The people that don't recognize me have a very valid excuse: I was thirty pounds heavier and had a crooked goatee around my mouth when they last saw me. But this was me ten years ago.
Maybe I should have befriended these people on Facebook or sent a random hello message before the wedding. That thought never really crossed my mind. And besides, not everyone is on Facebook and I don't have everyone's e-mail addresses.
You know how when you're in teens and grow a lot vertically and horizontally in only a few months or years? That's a very valid reason for not recognizing someone you don't see every Thanksgiving or Christmas. It's the, "I remember when you were only this [hold your hand in the air a little above your waist] tall." This is a different matter.
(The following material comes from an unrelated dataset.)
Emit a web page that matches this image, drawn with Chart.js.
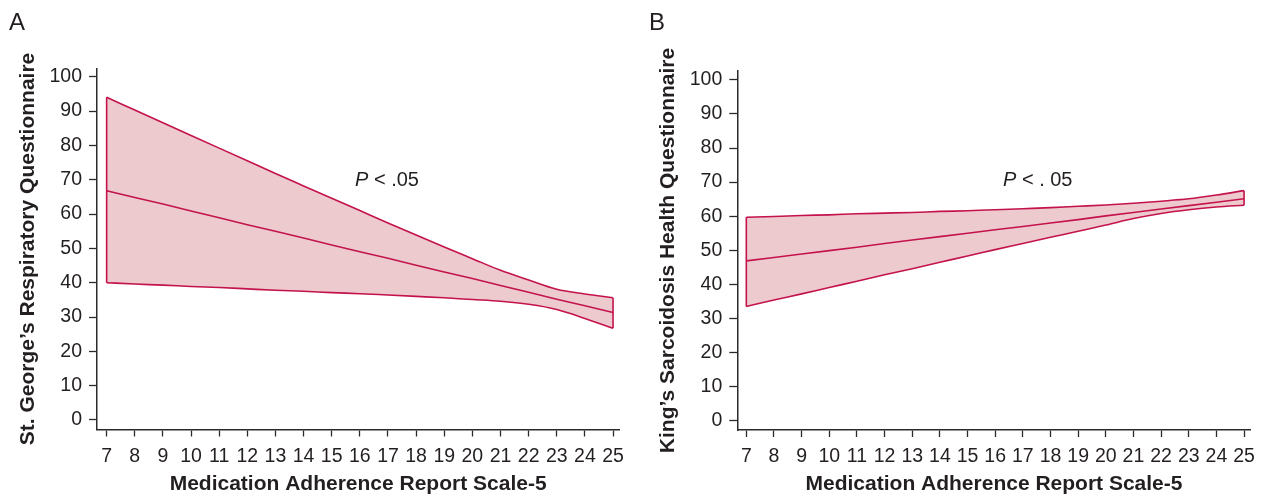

This current streak started a couple of years ago, while attending a wedding for someone I've known all of my life. The last time he saw me was at my sister's wedding in 2002. I was a pudgy dude with this (hopefully-rarely-documented) dark red-haired spot. But he knew me growing up and knew what I looked like.
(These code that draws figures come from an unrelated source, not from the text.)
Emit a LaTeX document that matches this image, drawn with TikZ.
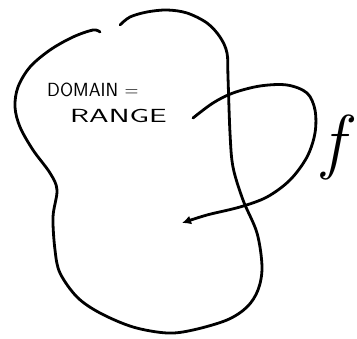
\documentclass[tikz,border=0pt]{standalone}
\usepackage{fontspec}
\usetikzlibrary{arrows.meta}

\tikzset{
  stroke/.style={line width=2.8pt, line cap=round, line join=round},
  handtext/.style={font=\sffamily\fontsize{19}{22}\selectfont, inner sep=0pt, anchor=base west},
}

\begin{document}
\begin{tikzpicture}[x=1pt,y=-1pt]
\useasboundingbox (0,0) rectangle (357,339);

% =========================
% POINTS
% =========================

\coordinate (S) at (193,118);
\coordinate (T) at (182,223);

% =========================
% ENSEMBLE
% =========================

\draw[stroke] plot[smooth, tension=0.55] coordinates {
  (120,25) (130,17) (147,12) (167,10) (187,13) (207,23) (220,37) (227,53)
  (228,77) (230,133) (233,167) (243,200) (257,233) (262,267) (258,290)
  (247,307) (227,320) (193,330) (167,333) (133,327) (100,313) (77,297)
  (60,273) (55,250) (53,217) (57,190) (50,173) (33,150) (20,127) (15,107)
  (18,87) (30,67) (50,50) (73,37) (93,30) (100,32)};

% =========================
% LABELS
% =========================

\node[handtext] (domain) at (47,97) {DOMAIN\,\,=};
\node[handtext] (range) at (70,123) {\scalebox{1.65}[1]{RANGE}};
\node[font=\itshape\fontsize{72}{72}\selectfont, inner sep=0pt] (f) at (333,148) {f};

% =========================
% FLECHE
% =========================

\draw[stroke, -{Latex[length=9pt,width=9pt]}] plot[smooth, tension=0.55] coordinates {
  (S) (213,103) (233,93) (260,86) (287,85) (307,93) (315,110) (315,133)
  (307,157) (290,180) (267,197) (240,207) (207,215) (T)};

\end{tikzpicture}
\end{document}
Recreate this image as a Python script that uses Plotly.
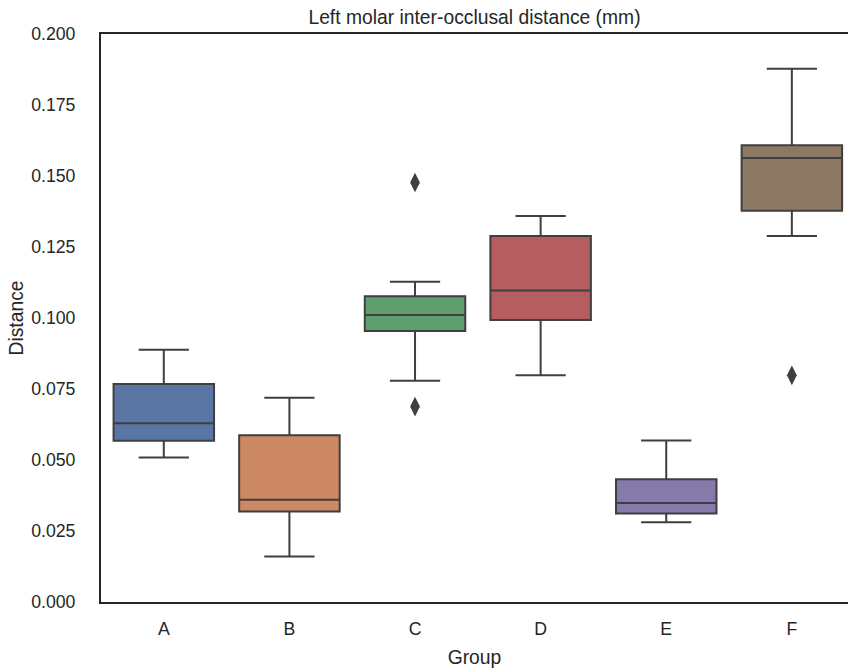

Alas, when he and his new bride made the rounds to tables, thanking those who came, his wife recognized me (even though I had never met her), but he didn't. The awkwardness lasted only ten seconds, but this ball got rolling.
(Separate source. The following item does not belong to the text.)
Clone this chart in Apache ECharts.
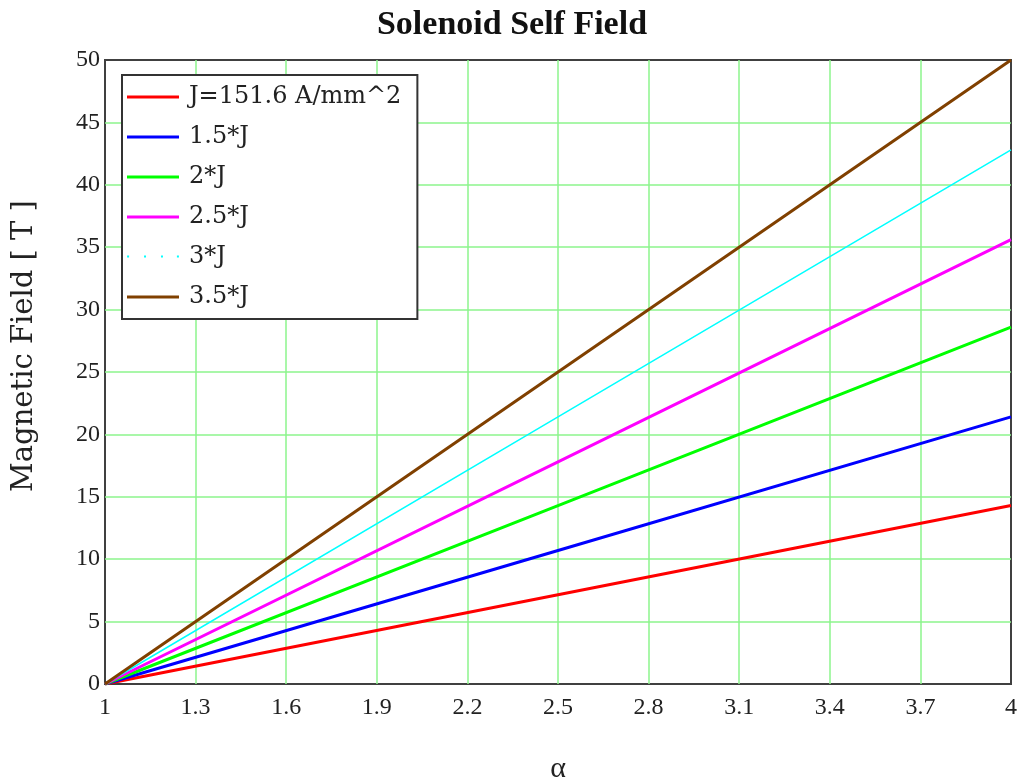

At a wedding I went to last fall, I went up to the parents of two guys I used to play in a band with. They introduced themselves like they had never met me before. Gears were running in my head about why the father and mother were saying their names to me and shook my hand. These were people I was very close to when I played with their sons. Now this was like something out of that Rock Hudson movie, Seconds.
And lastly, certain people in a wedding I attended on Saturday didn't recognize me. Not only did they not recognize me by body or facial shape, but they didn't know how much I love to dance. (When "YMCA" comes on, I transform into a dance machine.)
It was good to reconnect with these people even if there was a moment of reintroduction. With another wedding in pike for me in a few weeks, I wonder if the streak will continue. Frankly, I hope not.